Pan Roasted Meagre with Herbs & Tomatoes
- 1 ½ tablespoons olive oil
- 1 ½ teaspoons butter
- 2 cups chopped cherry tomatoes
- 1 tablespoon capers
- 1 tablespoon Dijon mustard
- 4 garlic cloves minced
- 2 tablespoons chopped fresh flat-leaf parsley
- 2 tablespoons minced fresh chives
- 1 tablespoon minced fresh tarragon
- 1 teaspoon kosher salt divided
- 1 teaspoon freshly ground black pepper divided
- 1/2 teaspoon crushed red pepper optional
- 1 tablespoon canola oil
- 4 - 8 ounce fillets meagre skin on
- Heat olive oil and butter in a medium skillet over medium-high heat. Add tomato to pan; cook 6 minutes, stirring frequently. Stir in capers, Dijon mustard, and minced garlic; bring to a boil. Reduce heat, and simmer 2 minutes or until slightly thickened, stirring occasionally. Remove from heat. Stir in parsley, chives, tarragon, 1/2 teaspoon salt, 1/2 teaspoon black pepper, and red pepper; keep warm.

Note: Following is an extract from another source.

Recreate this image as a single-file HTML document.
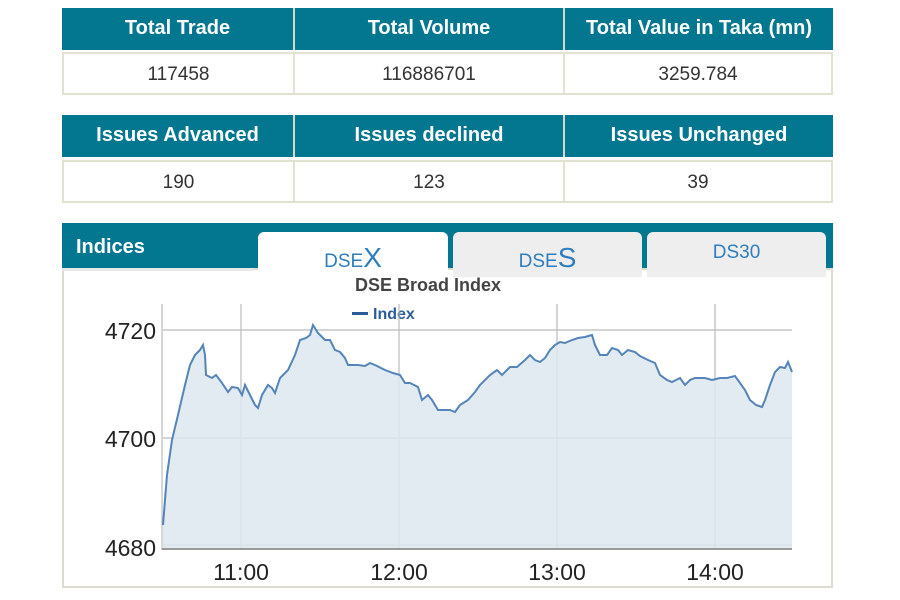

- Heat canola oil in a large nonstick skillet over medium-high heat. Sprinkle fish with remaining 1/2 teaspoon salt and remaining 1/2 teaspoon black pepper. Add fish to pan, skin side down; cook 3 minutes or until skin is browned. Turn fish over; cook 3 minutes or until desired degree of doneness. Serve fish with the sauce.